Stock market investments are undoubtedly the most lucrative means today to multiply one’s returns on the available capital. To buy or sell shares in the stock market, a retail investor needs to transact through a SEBI(Securities and Exchange Board of India)-registered stockbroker.
There are various kinds of costs associated with such transactions, like the demat account opening charges. You need to be aware of all the charges involved (charges, taxes, levies, etc.) in stock trading to calculate the real cost of trading and a genuine analysis of your returns from the market.
Charges Involved In A Stock Market Investment
There are various charges levied by brokerage houses, SEBI, depositories, and governments on share market transactions. Here is a comprehensive list of these charges.
- Securities transaction tax: It is a mandatory charge levied as a percentage of the transaction value for delivery-based equity trades on both the buy and sell sides of the transaction. For intraday trades, the securities transactions tax gets charged only when stocks are sold. For delivery in general, this tax is charged at 0.1% of the entire transaction value for both sides. For intraday trading, the tax is levied on the selling party at 0.25%of the transaction value.
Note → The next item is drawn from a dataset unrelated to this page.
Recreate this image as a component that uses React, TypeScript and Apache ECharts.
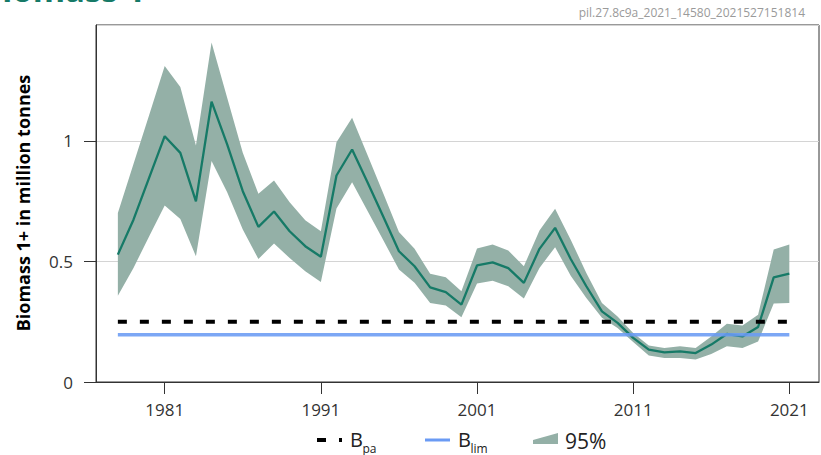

- Stamp duty and GST: It is charged on the transfer of shares. The stamp duty is set and charged by the state governments and may be different for various states. States charge stamp duty on the entire turnover amount from both the buying and selling parties. The governments charge GST as a percentage of the brokerage cost of every transaction. The present rate is 9% CGST and 9%SGST.
- Brokerage charges: Brokerage charges are the charges (flat rate or percentage of the transaction) a retail investor pays to the brokerage house having his demat account for the services they render.
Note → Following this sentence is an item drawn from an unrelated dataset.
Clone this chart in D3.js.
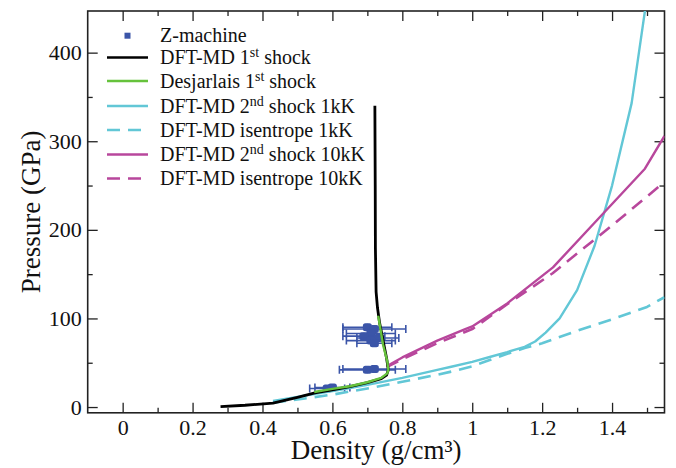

- Service tax: It is uniform for delivery and intraday trading and is 15% of the brokerage charge that investors pay.
- Transaction charges: These are taken by the stock exchanges in the country on the buy and sell calls for a trade. The National Stock Exchange (NSE) charges 0.00325% of the entire transaction amount as a transaction fee. The Bombay Stock Exchange (BSE) charges 0.00275% of the transaction amount.
- SEBI turnover charges: The Securities and Exchange Board of India (SEBI) is the apex regulator of the securities market and charges a fee of 0.0002% of the total transaction amount from both sides involved in the trade.
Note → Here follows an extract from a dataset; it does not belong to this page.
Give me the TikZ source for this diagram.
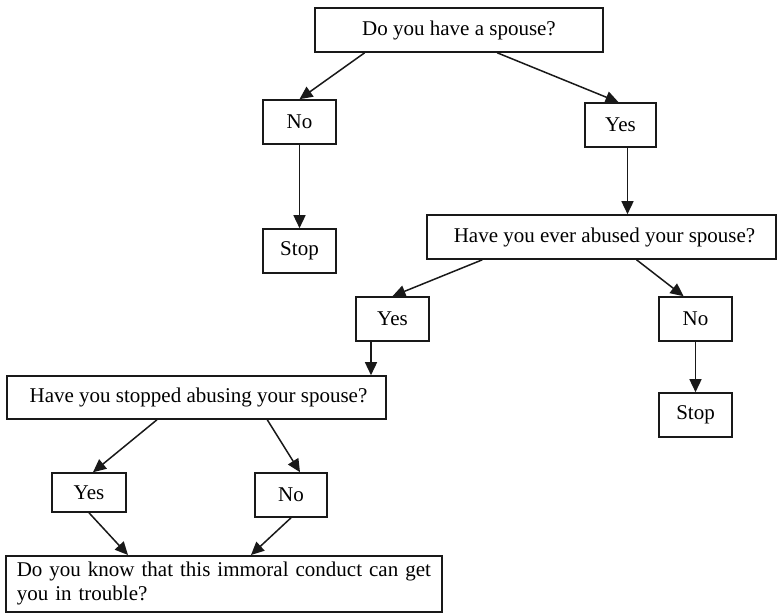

- Depository Participant charges: The two depositories in India, the NSDL (National Securities Depository Limited) and the CDSL (Central Depository Services Limited) charge a fixed amount for keeping an investor’s securities safely in a digital form. The depositories charge the depository participants (DPs) or the stock brokers, who charge the investors.
- Capital gains: An investor has to pay taxes on the profit he earns from the sale of shares based on their holding period. If he holds the shares for less than a year before selling them, he has to pay Short-Term Capital Gains tax. For a holding period of more than a year, he has to pay Long-Term Capital Gains tax.
- Demat account opening and annual maintenance charges: Stockbrokers charge an account opening fee and annual maintenance charges on an investor’s demat account. Leading stockbrokers in the country waive the account opening and annual maintenance charges for account holders, helping lower the cost of investing.
Before foraying into the world of stock trading, one must be fully aware of the charges and taxes he has to pay on his buy and sell transactions. It gives a clear picture of the actual expense of trading, helping make realistic calculations on one’s profit and loss.